Investopedia defines a fiduciary as a person or organization that acts on behalf of another person or persons, putting their clients’ interest ahead of their own, with a duty to preserve good faith and trust*. There are many situations in life where the fiduciary standard applies and the majority of them pertain to investments. Some examples include being in charge of a corporate retirement plan, being involved in the financial decisions of an organization, or being the executor of an estate. It has also been a very hot topic regarding investment advisors and whether or not they are acting as fiduciaries.
If you are in charge of money that is not yours, chances are you have some level of fiduciary responsibility. While that shouldn’t necessarily scare you, it should give you a sense of obligation to take the duty seriously. You should put processes in place to ensure that you are acting prudently on behalf of those that have empowered you to make decisions on their behalf. If you aren’t sure how to manage the process, there are professionals available to assist in many situations.
Financial advisors are usually the professionals that are sought out to assist with fiduciary obligations or with personal finances. One would think that it is assumed that a financial advisor is acting in his or her best interest, but not all financial advisors are operating under the fiduciary standard. There is a push to close the gap and have all financial advisors operate under the fiduciary standard. However, the policies have been met with resistance from different parties in the industry. Time will tell on whether the entire industry is eventually required to operate under the fiduciary standard.

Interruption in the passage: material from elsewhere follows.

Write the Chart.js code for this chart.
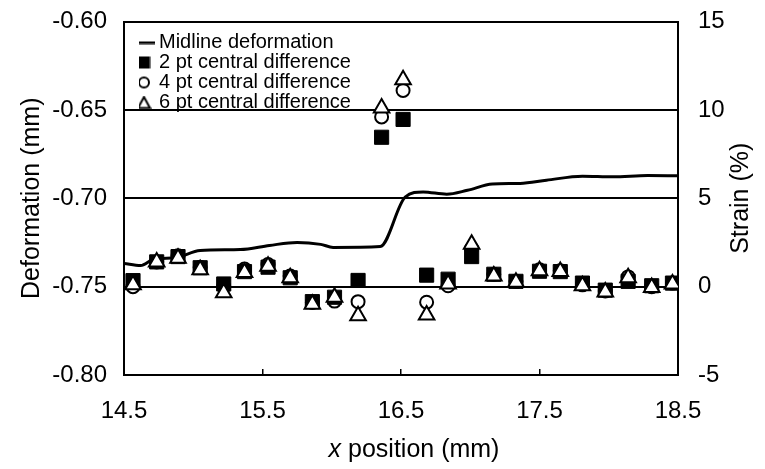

So how does this all affect you as an investor or as a fiduciary? Well, it is important to do your homework if you are hiring a financial advisor. You should ask the right questions to help you understand where the advisor’s incentives lie and how the advisor is compensated. Registered Investment Advisors and CFP Professionals are held to the fiduciary standard. At Alliance, we are fiduciaries and are proud of it. Maybe this advice is somewhat biased, but if you are working with or considering working with an advisor that does not act as a fiduciary, you should ask why he or she is not. Hopefully, the answer will include some level of commitment to act in your best interest.